Namespaced file capabilities

Posted Jul 6, 2017 16:47 UTC (Thu) by nybble41 (subscriber, #55106) [Link] (2 responses)

> (my desktop doesn't auto-mount usb sticks :)

Neither does mine, but any user logged in to a local console can manually mount a USB device of their choice through udisks and exploit filesystem vulnerabilities. On my personal systems that isn't so much of a problem, because I'm both the only local user and the admin (via sudo). It's more of a problem for devices such as kiosks which have other protection against the usual physical attacks—such as being located in a public place and monitored by security cameras—but need to expose USB ports, SD card slots, etc. for use by untrusted individuals. I suppose they could mount the raw block device via FUSE as an untrusted user, bypassing the kernel's filesystem code altogether, but it would be better if filesystems could just treat data from block devices as untrusted input.

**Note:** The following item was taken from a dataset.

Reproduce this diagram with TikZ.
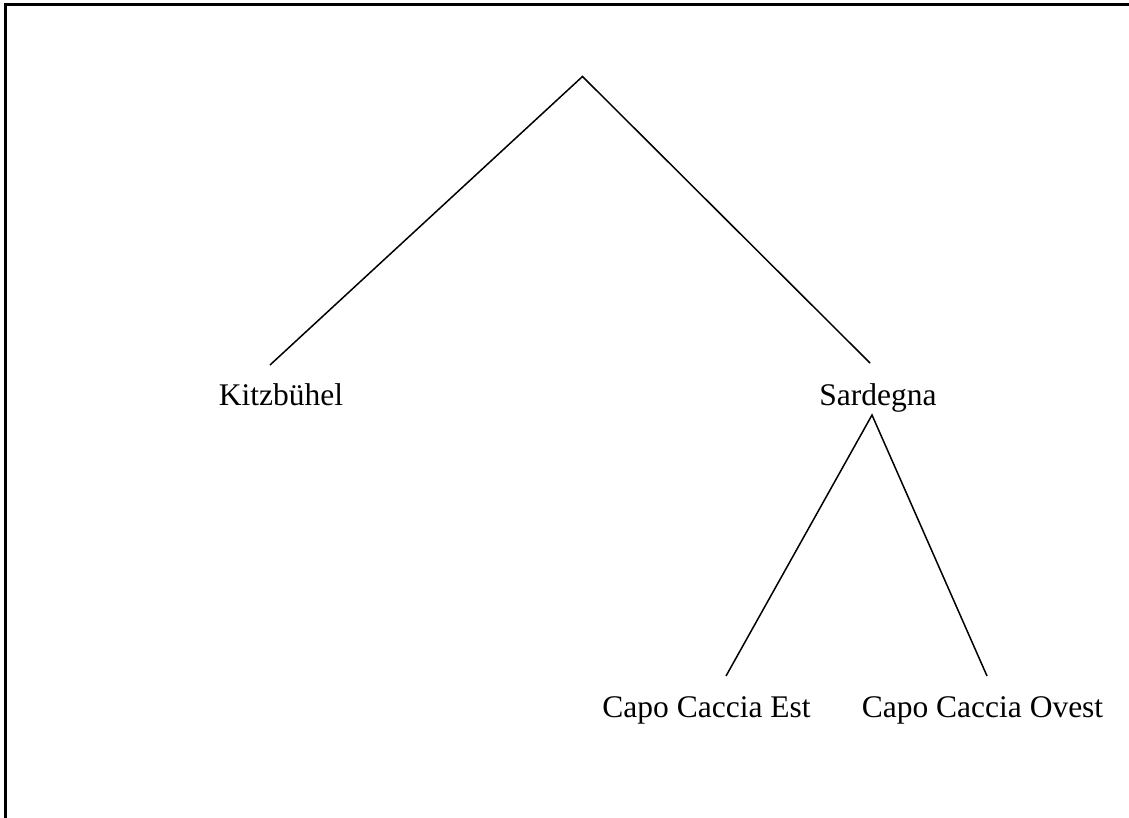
\documentclass[tikz,border=0pt]{standalone}
\usepackage{fontspec}
\setmainfont{Liberation Serif}
\begin{document}
\begin{tikzpicture}[x=0.5pt,y=-0.5pt,
  lbl/.style={font=\fontsize{15.75}{18}\selectfont, inner sep=0pt, anchor=base},
  edge/.style={line width=0.75pt},
  frame/.style={line width=1.1pt}]
\useasboundingbox (0,0) rectangle (1129,818);
\draw[frame] (5.5,818) -- (5.5,4.5) -- (1129,4.5);
% labels
\node[lbl] (kitz) at (281,405) {Kitzbühel};
\node[lbl] (sard) at (878,405) {Sardegna};
\node[lbl] (est) at (706.5,717) {Capo Caccia Est};
\node[lbl] (ovest) at (982.5,717) {Capo Caccia Ovest};
% connector ends
\coordinate (root) at (582.5,76.5);
\coordinate (kitzT) at (270,365);
\coordinate (sardT) at (870,363);
\coordinate (sardB) at (872,415);
\coordinate (estT) at (726,676);
\coordinate (ovestT) at (987,676);
\draw[edge] (kitzT) -- (root) -- (sardT);
\draw[edge] (estT) -- (sardB) -- (ovestT);
\end{tikzpicture}
\end{document}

Besides the obvious security implications this would also help protect the system against more pedestrian data corruption.

I really have to wonder what the point is of an option like "nodev" or "nosuid" when (a) creating device nodes or SUID-root executable the normal way already requires root (or equivalent capabilities) and (b) if a user can create an accessible device node or SUID-root executable _without_ root, by directly modifying the filesystem, they are already presumed to be able to mount a corrupted filesystem, which is equivalent to having root.

Namespaced file capabilities

Posted Jul 6, 2017 17:21 UTC (Thu) by smcv (subscriber, #53363) [Link] (1 responses)

> any user logged in to a local console can manually mount a USB device of their choice through udisks

Only if the policies loaded by polkit say they can. The default policies provided with udisks assume that your system is a typical laptop, desktop or server, where physical access means the attacker has essentially already won; but on a kiosk-style system you don't have to use those defaults.

Namespaced file capabilities

Posted Jul 6, 2017 19:05 UTC (Thu) by nybble41 (subscriber, #55106) [Link]

> Only if the policies loaded by polkit say they can. ... on a kiosk-style system you don't have to use those defaults.

Right, but part of the function of the kiosk (for e.g. a self-service photo order kiosk) is loading files from user-supplied removable media. I would imagine one doesn't typically use udisks for this, but they still need to access the files somehow.